O pior estaria, porém, ainda, para vir. Em novembro de 2019 deu-se o episódio festa da mulher de Uribe, que, na altura, levou ao afastamento de uma convocatória dos sul-americanos Uribe, Saravia, Marchesín e Luis Díaz, e a 17 de janeiro de 2020, após a derrota (1-2), no Dragão, com o SC Braga, os lenços brancos dos Super Dragões (mas não só) levaram o treinador, mais uma vez, a não se conter. «Quando ganho, batem palmas, quando perco assobiam e mostram lenços. Os lenços brancos, esses, utilizo-os para me assoar ou para limpar o suor do meu trabalho (…) Não me condicionam.»

Acontece que o SC Braga voltou a ser a besta do dragão poucos dias depois, quando, a 25 de janeiro desse mesmo ano de 2020, bateu os portistas (1-0, golo de Ricardo Horta, nos últimos instantes da compensação) numa dramática final da Taça da Liga, quando, pelo meio, o líder dos Super Dragões já manifestava, numa entrevista, que o treinador do FC Porto era «o principal responsável pelos maus resultados».

«Só Pinto da Costa é intocável no clube», disse, então, o líder dos Super Dragões nessa entrevista. «O Sérgio tem de sentir que não é ele que manda ali, ele não é o Porto. O Porto somos nós», acrescentaria. Em Braga, naquela noite, derrotado nos últimos instantes da final da Taça da Liga com o SC Braga, o treinador portista explodiu, e, em poucos segundos e em pouquíssimas palavras, disse: «Temos de olhar para dentro. (…) É preciso responsabilidade coletiva. Não estou a falar do grupo de trabalho, é toda a gente. É difícil trabalhar em determinadas condições», afirmou, sabendo perfeitamente que todos entenderiam as suas palavras.

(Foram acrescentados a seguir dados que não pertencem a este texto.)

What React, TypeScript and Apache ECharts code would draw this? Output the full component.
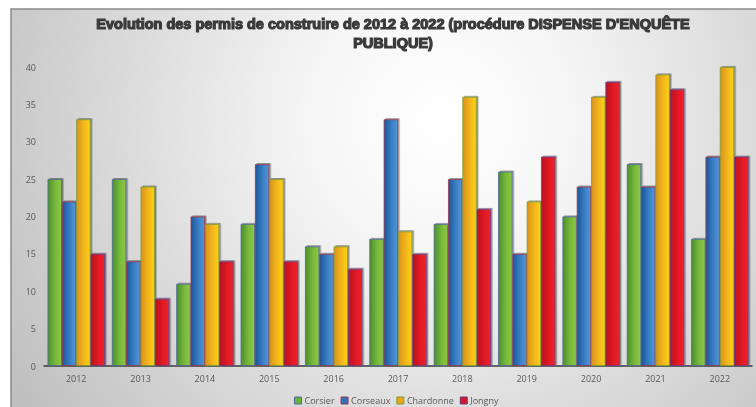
import React, { useEffect, useRef } from "react";
import * as echarts from "echarts";

const years = ["2012", "2013", "2014", "2015", "2016", "2017", "2018", "2019", "2020", "2021", "2022"];
const corsier = [25, 25, 11, 19, 16, 17, 19, 26, 20, 27, 17];
const corseaux = [22, 14, 20, 27, 15, 33, 25, 15, 24, 24, 28];
const chardonne = [33, 24, 19, 25, 16, 18, 36, 22, 36, 39, 40];
const jongny = [15, 9, 14, 14, 13, 15, 21, 28, 38, 37, 28];
const titleLine1 = "Evolution des permis de construire de 2012 à 2022 (procédure DISPENSE D'ENQUÊTE";
const titleLine2 = "PUBLIQUE)";

const seriesDefs = [
  { name: "Corsier", data: corsier, stops: ["#4a8f2a", "#78b83c", "#8dc842"], border: "#4d6c98", solid: "#6bb138" },
  { name: "Corseaux", data: corseaux, stops: ["#1c5699", "#3a7ec4", "#5496d6"], border: "#9a3a4a", solid: "#2f72b8" },
  { name: "Chardonne", data: chardonne, stops: ["#d9921e", "#f2b71a", "#ffd218"], border: "#7f9a30", solid: "#e8aa1c" },
  { name: "Jongny", data: jongny, stops: ["#b8121e", "#e01a24", "#f0222a"], border: "#6a3c8a", solid: "#d8161f" },
];

export default function App() {
  const ref = useRef<HTMLDivElement>(null);
  useEffect(() => {
    if (!ref.current) return;
    const chart = echarts.init(ref.current, null, { renderer: "svg" });
    const lin = (s: string[]) => ({
      type: "linear", x: 0, y: 0, x2: 1, y2: 0,
      colorStops: [
        { offset: 0, color: s[0] },
        { offset: 0.55, color: s[1] },
        { offset: 1, color: s[2] },
      ],
    });
    const titleStyle = {
      fill: "#3a3a3a", stroke: "#3a3a3a", lineWidth: 1.2,
      font: "bold 14.5px 'Liberation Sans', Arial, sans-serif",
      textAlign: "center", textVerticalAlign: "middle",
    };
    chart.setOption({
      animation: false,
      graphic: [
        {
          type: "rect", z: -10, silent: true,
          shape: { x: 11, y: 9, width: 800, height: 420 },
          style: {
            fill: {
              type: "radial", x: 440, y: 120, r: 520, global: true,
              colorStops: [
                { offset: 0, color: "#ffffff" },
                { offset: 0.25, color: "#f6f6f6" },
                { offset: 1, color: "#bdbdbd" },
              ],
            },
            stroke: "#8a8a8a", lineWidth: 1.5,
          },
        },
        { type: "text", x: 393, y: 24, z: 10, style: { ...titleStyle, text: titleLine1 } },
        { type: "text", x: 393, y: 43, z: 10, style: { ...titleStyle, text: titleLine2 } },
      ],
      legend: {
        left: 294, top: 396, padding: 0, itemWidth: 7, itemHeight: 7, itemGap: 6, icon: "rect",
        textStyle: { fontSize: 9, color: "#595959", fontFamily: "'Open Sans', 'Noto Sans', sans-serif", padding: [0, 0, 0, -2] },
        data: seriesDefs.map((s) => ({
          name: s.name,
          itemStyle: { color: s.solid, borderColor: s.border, borderWidth: 1 },
        })),
      },
      grid: { left: 44, right: 4, top: 67, bottom: 41 },
      xAxis: {
        type: "category", data: years,
        axisLine: { lineStyle: { color: "#3a3a3a", width: 1.5 } },
        axisTick: { show: false },
        axisLabel: { fontSize: 9, color: "#595959", margin: 8, fontFamily: "'Open Sans', 'Noto Sans', sans-serif" },
      },
      yAxis: {
        type: "value", min: 0, max: 40, interval: 5,
        axisLine: { show: false }, axisTick: { show: false }, splitLine: { show: false },
        axisLabel: { fontSize: 9, color: "#595959", margin: 8, fontFamily: "'Open Sans', 'Noto Sans', sans-serif" },
      },
      series: seriesDefs.map((s) => ({
        type: "bar", name: s.name, data: s.data,
        barGap: "0%", barCategoryGap: "11%",
        itemStyle: {
          color: lin(s.stops), borderColor: s.border, borderWidth: 0.8,
          shadowColor: "rgba(0,0,0,0.45)", shadowOffsetX: 1.5, shadowOffsetY: -1, shadowBlur: 1,
        },
      })),
    });
    return () => chart.dispose();
  }, []);
  return <div ref={ref} style={{ position: "fixed", left: 0, top: 0, width: 756, height: 407 }} />;
}
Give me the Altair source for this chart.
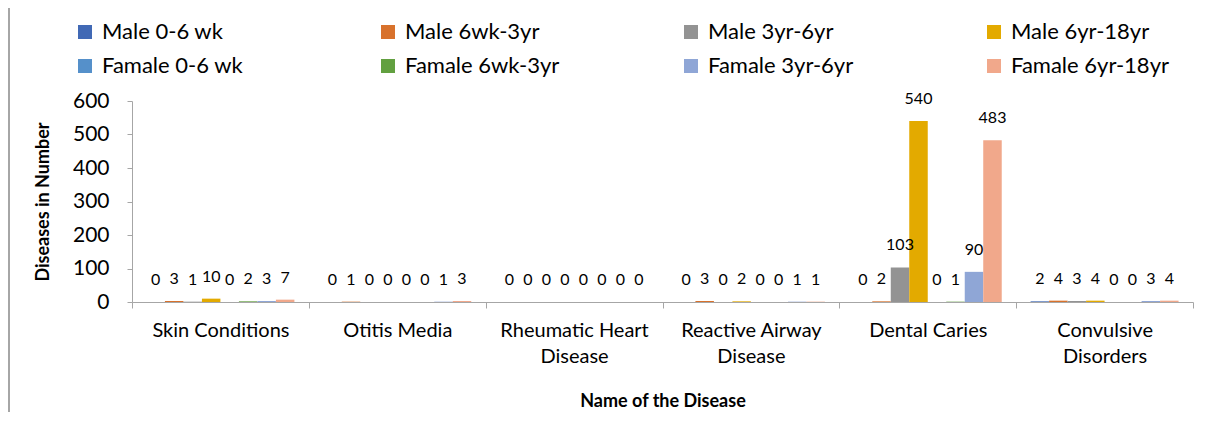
import altair as alt
import pandas as pd

diseases = ["Skin Conditions", "Otitis Media", "Rheumatic Heart|Disease",
            "Reactive Airway|Disease", "Dental Caries", "Convulsive|Disorders"]
groups = ["Male 0-6 wk", "Male 6wk-3yr", "Male 3yr-6yr", "Male 6yr-18yr",
          "Famale 0-6 wk", "Famale 6wk-3yr", "Famale 3yr-6yr", "Famale 6yr-18yr"]
colors = ["#4169B5", "#D8722C", "#939393", "#E3AA00",
          "#5590CA", "#62A040", "#8FA6D6", "#F1A88B"]
y_ticks = [0, 100, 200, 300, 400, 500, 600]

male_0_6wk = [0, 0, 0, 0, 0, 2]
male_6wk_3yr = [3, 1, 0, 3, 2, 4]
male_3yr_6yr = [1, 0, 0, 0, 103, 3]
male_6yr_18yr = [10, 0, 0, 2, 540, 4]
famale_0_6wk = [0, 0, 0, 0, 0, 0]
famale_6wk_3yr = [2, 0, 0, 0, 1, 0]
famale_3yr_6yr = [3, 1, 0, 1, 90, 3]
famale_6yr_18yr = [7, 3, 0, 1, 483, 4]

series = [male_0_6wk, male_6wk_3yr, male_3yr_6yr, male_6yr_18yr,
          famale_0_6wk, famale_6wk_3yr, famale_3yr_6yr, famale_6yr_18yr]

rows = []
for g, vals in zip(groups, series):
    for d, v in zip(diseases, vals):
        rows.append({"disease": d, "group": g, "value": v})
df = pd.DataFrame(rows)

W, H = 1061, 201
FONT = "Lato"

x_enc = alt.X(
    "disease:N", sort=diseases,
    scale=alt.Scale(paddingInner=0, paddingOuter=0),
    axis=alt.Axis(
        title="Name of the Disease", titleFontWeight="bold", titleFontSize=18,
        titleColor="#000", titlePadding=26,
        labelExpr="split(datum.label, '|')", labelAngle=0, labelFontSize=20,
        labelColor="#000", labelPadding=12, labelLineHeight=26,
        tickBand="extent", tickSize=6, tickColor="#A6A6A6",
        domainColor="#A6A6A6", grid=False,
    ),
)
xoff_enc = alt.XOffset("group:N", sort=groups,
                       scale=alt.Scale(paddingInner=0, paddingOuter=0.78))
y_enc = alt.Y("value:Q", scale=alt.Scale(domain=[0, 600], nice=False),
              axis=alt.Axis(title="Diseases in Number", titleFontWeight="bold",
                            titleFontSize=18, titleColor="#000", titlePadding=20,
                            values=y_ticks, labelOverlap=False,
                            labelFontSize=21, labelColor="#000", labelPadding=18,
                            tickSize=5, tickColor="#A6A6A6",
                            domainColor="#A6A6A6", grid=False))

base = alt.Chart(df).encode(x=x_enc, xOffset=xoff_enc, y=y_enc)

bars = base.mark_bar().encode(
    color=alt.Color("group:N", sort=groups,
                    scale=alt.Scale(domain=groups, range=colors),
                    legend=alt.Legend(title=None, orient="none", legendX=-58,
                                      legendY=-80, direction="horizontal",
                                      columns=4, gridAlign="all",
                                      columnPadding=117, rowPadding=12,
                                      symbolType="square", symbolSize=196,
                                      symbolStrokeWidth=0, labelFontSize=22,
                                      labelColor="#000", labelOffset=6,
                                      labelLimit=300)),
)

labels = base.mark_text(dy=-22, fontSize=16, baseline="middle",
                        color="#000").encode(text=alt.Text("value:Q"))

border = alt.Chart(pd.DataFrame({"a": [0]})).mark_rule(
    color="#A6A6A6", strokeWidth=2
).encode(x=alt.value(-123), y=alt.value(-93), y2=alt.value(H + 120))

chart = alt.layer(bars, labels, border).properties(
    width=W, height=H,
    autosize=alt.AutoSizeParams(type="none"),
    padding={"left": 124, "top": 93, "right": 20, "bottom": 110},
).configure(font=FONT).configure_view(stroke=None)

chart.save("out.html", embed_options={"renderer": "svg", "actions": False})
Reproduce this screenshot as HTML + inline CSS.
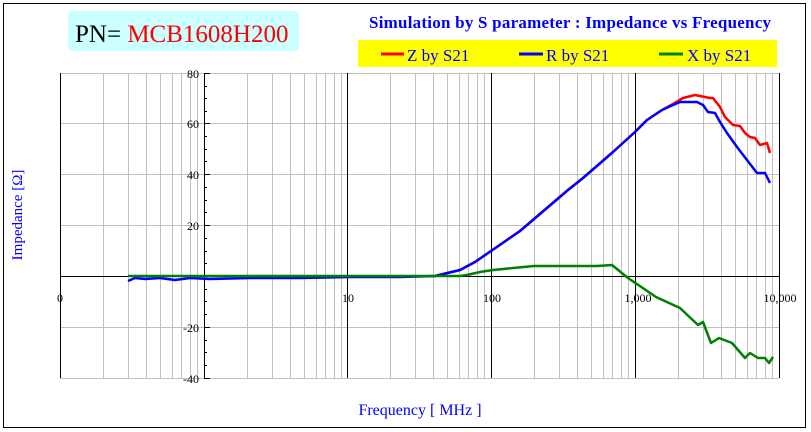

Depois de considerar o primeiro ano (2017/2018) «muito difícil» por ter enfrentado a época «sem reforços e sem dinheiro», ainda que tenha conseguido o título de campeão nacional, o treinador portista não conteve o desabafo pelo segundo ano (2018/2019), assumindo que a equipa foi vítima da «falta de verdade desportiva». «Este ano (2019/2020), sem união dentro do clube - concluiu o treinador logo após a derrota naquela final da Taça da Liga, em Braga - o meu lugar está à disposição do presidente.»

O filme de um certo tipo de confronto entre treinador e estrutura da SAD, ou treinador e líder da claque, como se vê, já vem de longe. E agora que volta a estar relativamente por cima (vitórias categóricas sobre SC Braga, Leverkusen duas vezes, e ainda Portimonense), e quando se aproxima um clássico com o Benfica que pode, evidentemente, render-lhe juros, quis o treinador do FC Porto deixar, de novo, a sua marca. E deixou. Falta saber a que preço.